**Problem to work on**
Omit pictures and quote the listing below line by line, from its start through the line that holds "0.330, 0.308, 0.281, 0.265, 0.259, 0.254]".
═══ Material provided
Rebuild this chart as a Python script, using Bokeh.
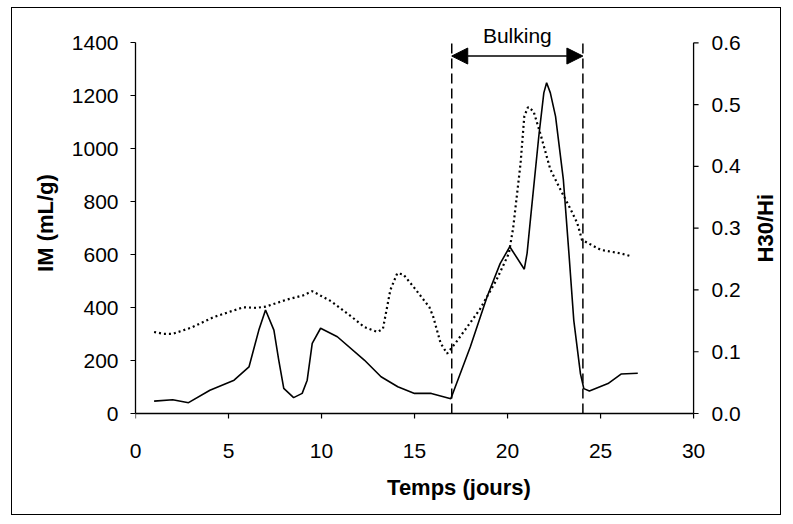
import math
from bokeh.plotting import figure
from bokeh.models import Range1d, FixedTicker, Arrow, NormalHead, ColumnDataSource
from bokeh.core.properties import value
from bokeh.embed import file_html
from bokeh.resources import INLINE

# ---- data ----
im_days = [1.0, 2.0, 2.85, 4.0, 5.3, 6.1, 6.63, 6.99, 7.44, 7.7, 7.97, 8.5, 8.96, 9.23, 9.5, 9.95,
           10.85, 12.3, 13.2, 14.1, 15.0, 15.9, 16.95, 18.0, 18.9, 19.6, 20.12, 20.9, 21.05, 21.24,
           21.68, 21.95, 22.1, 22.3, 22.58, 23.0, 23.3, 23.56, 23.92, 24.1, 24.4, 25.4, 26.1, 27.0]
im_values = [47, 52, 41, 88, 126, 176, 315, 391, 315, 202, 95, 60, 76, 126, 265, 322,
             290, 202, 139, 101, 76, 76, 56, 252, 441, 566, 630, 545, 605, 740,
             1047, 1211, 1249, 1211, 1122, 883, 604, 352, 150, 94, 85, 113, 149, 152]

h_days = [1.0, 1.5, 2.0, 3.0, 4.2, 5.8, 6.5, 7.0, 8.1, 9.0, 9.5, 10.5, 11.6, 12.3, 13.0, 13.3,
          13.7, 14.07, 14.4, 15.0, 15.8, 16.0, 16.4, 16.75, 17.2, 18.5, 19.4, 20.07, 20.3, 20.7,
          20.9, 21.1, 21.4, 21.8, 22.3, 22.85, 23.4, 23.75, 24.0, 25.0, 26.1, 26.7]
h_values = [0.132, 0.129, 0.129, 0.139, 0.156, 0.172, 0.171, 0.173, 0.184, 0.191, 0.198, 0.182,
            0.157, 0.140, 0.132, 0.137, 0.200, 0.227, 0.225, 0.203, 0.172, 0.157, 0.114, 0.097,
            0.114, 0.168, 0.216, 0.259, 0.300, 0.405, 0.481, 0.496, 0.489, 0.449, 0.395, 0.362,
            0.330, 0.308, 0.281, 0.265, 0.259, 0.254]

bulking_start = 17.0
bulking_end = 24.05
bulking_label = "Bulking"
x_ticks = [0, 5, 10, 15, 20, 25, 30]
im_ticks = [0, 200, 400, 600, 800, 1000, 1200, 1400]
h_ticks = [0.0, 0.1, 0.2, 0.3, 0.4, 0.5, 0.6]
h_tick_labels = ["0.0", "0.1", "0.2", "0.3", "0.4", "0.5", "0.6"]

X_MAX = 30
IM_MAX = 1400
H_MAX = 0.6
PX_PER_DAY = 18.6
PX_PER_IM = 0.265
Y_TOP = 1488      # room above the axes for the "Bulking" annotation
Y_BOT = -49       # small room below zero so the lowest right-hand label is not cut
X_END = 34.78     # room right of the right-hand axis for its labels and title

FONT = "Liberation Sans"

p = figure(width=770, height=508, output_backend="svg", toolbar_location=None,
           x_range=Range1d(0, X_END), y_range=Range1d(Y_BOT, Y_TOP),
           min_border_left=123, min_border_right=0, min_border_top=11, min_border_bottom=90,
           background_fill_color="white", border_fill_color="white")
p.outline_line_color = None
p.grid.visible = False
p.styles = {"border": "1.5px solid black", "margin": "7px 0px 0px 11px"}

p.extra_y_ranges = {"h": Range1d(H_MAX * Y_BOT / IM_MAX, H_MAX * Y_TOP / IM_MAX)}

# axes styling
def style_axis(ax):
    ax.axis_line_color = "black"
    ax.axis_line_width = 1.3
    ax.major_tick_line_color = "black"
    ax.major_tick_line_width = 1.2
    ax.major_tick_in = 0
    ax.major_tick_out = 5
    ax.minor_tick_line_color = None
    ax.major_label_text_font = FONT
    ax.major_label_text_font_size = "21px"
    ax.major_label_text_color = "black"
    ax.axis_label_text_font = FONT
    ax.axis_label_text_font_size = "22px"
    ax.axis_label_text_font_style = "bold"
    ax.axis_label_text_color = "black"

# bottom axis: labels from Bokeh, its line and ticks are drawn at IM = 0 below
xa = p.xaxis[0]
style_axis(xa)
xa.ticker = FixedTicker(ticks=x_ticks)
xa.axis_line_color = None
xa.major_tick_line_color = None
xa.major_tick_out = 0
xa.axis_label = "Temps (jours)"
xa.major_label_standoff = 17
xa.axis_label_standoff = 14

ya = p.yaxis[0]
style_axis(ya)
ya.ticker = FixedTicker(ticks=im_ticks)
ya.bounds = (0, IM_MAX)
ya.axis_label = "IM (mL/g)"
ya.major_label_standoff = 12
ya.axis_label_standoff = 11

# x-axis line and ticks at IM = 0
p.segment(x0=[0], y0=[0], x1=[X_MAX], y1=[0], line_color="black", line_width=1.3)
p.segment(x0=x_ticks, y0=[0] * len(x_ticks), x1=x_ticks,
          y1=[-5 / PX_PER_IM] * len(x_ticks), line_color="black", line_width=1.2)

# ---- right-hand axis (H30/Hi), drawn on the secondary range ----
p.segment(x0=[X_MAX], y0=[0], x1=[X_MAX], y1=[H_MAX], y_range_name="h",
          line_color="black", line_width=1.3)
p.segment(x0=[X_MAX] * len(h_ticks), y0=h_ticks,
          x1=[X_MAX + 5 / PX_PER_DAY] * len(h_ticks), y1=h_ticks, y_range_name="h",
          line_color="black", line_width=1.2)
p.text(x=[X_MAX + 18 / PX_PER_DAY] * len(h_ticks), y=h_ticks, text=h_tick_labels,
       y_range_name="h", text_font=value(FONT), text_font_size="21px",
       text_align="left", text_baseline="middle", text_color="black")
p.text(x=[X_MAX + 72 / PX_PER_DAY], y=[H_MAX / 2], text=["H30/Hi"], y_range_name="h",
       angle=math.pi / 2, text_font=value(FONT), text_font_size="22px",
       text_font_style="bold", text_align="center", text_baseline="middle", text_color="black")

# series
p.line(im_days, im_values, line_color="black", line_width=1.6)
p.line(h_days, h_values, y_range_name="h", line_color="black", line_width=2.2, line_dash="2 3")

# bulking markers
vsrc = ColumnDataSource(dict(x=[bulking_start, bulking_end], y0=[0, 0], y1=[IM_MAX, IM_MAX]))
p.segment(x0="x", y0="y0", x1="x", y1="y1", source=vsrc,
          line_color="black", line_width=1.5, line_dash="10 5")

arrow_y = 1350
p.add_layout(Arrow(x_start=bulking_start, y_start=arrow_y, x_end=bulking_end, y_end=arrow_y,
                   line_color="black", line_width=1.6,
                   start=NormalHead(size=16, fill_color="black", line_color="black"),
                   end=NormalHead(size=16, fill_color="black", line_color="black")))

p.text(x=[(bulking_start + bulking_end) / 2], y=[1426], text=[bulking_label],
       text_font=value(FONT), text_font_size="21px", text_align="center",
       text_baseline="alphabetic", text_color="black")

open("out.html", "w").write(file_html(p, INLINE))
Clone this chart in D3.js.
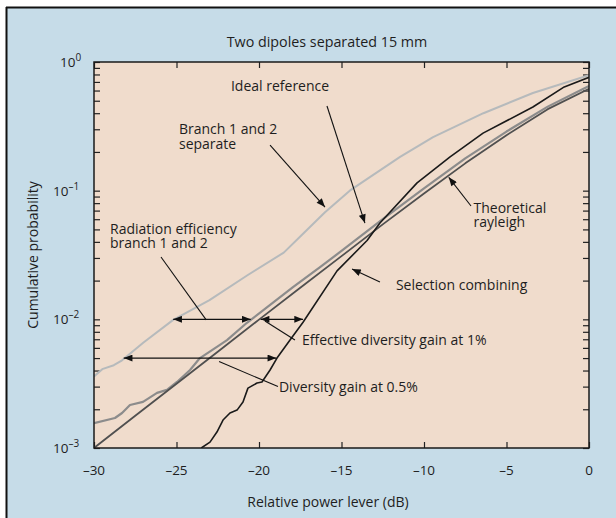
══════
**Answer to this task**
Rebuild this chart as a Python script, using Bokeh.
import math
from bokeh.plotting import figure
from bokeh.models import Range1d, FixedTicker, Arrow, NormalHead, ColumnDataSource
from bokeh.core.properties import value
from bokeh.embed import file_html
from bokeh.resources import INLINE

# ---- data ----
im_days = [1.0, 2.0, 2.85, 4.0, 5.3, 6.1, 6.63, 6.99, 7.44, 7.7, 7.97, 8.5, 8.96, 9.23, 9.5, 9.95,
           10.85, 12.3, 13.2, 14.1, 15.0, 15.9, 16.95, 18.0, 18.9, 19.6, 20.12, 20.9, 21.05, 21.24,
           21.68, 21.95, 22.1, 22.3, 22.58, 23.0, 23.3, 23.56, 23.92, 24.1, 24.4, 25.4, 26.1, 27.0]
im_values = [47, 52, 41, 88, 126, 176, 315, 391, 315, 202, 95, 60, 76, 126, 265, 322,
             290, 202, 139, 101, 76, 76, 56, 252, 441, 566, 630, 545, 605, 740,
             1047, 1211, 1249, 1211, 1122, 883, 604, 352, 150, 94, 85, 113, 149, 152]

h_days = [1.0, 1.5, 2.0, 3.0, 4.2, 5.8, 6.5, 7.0, 8.1, 9.0, 9.5, 10.5, 11.6, 12.3, 13.0, 13.3,
          13.7, 14.07, 14.4, 15.0, 15.8, 16.0, 16.4, 16.75, 17.2, 18.5, 19.4, 20.07, 20.3, 20.7,
          20.9, 21.1, 21.4, 21.8, 22.3, 22.85, 23.4, 23.75, 24.0, 25.0, 26.1, 26.7]
h_values = [0.132, 0.129, 0.129, 0.139, 0.156, 0.172, 0.171, 0.173, 0.184, 0.191, 0.198, 0.182,
            0.157, 0.140, 0.132, 0.137, 0.200, 0.227, 0.225, 0.203, 0.172, 0.157, 0.114, 0.097,
            0.114, 0.168, 0.216, 0.259, 0.300, 0.405, 0.481, 0.496, 0.489, 0.449, 0.395, 0.362,
            0.330, 0.308, 0.281, 0.265, 0.259, 0.254]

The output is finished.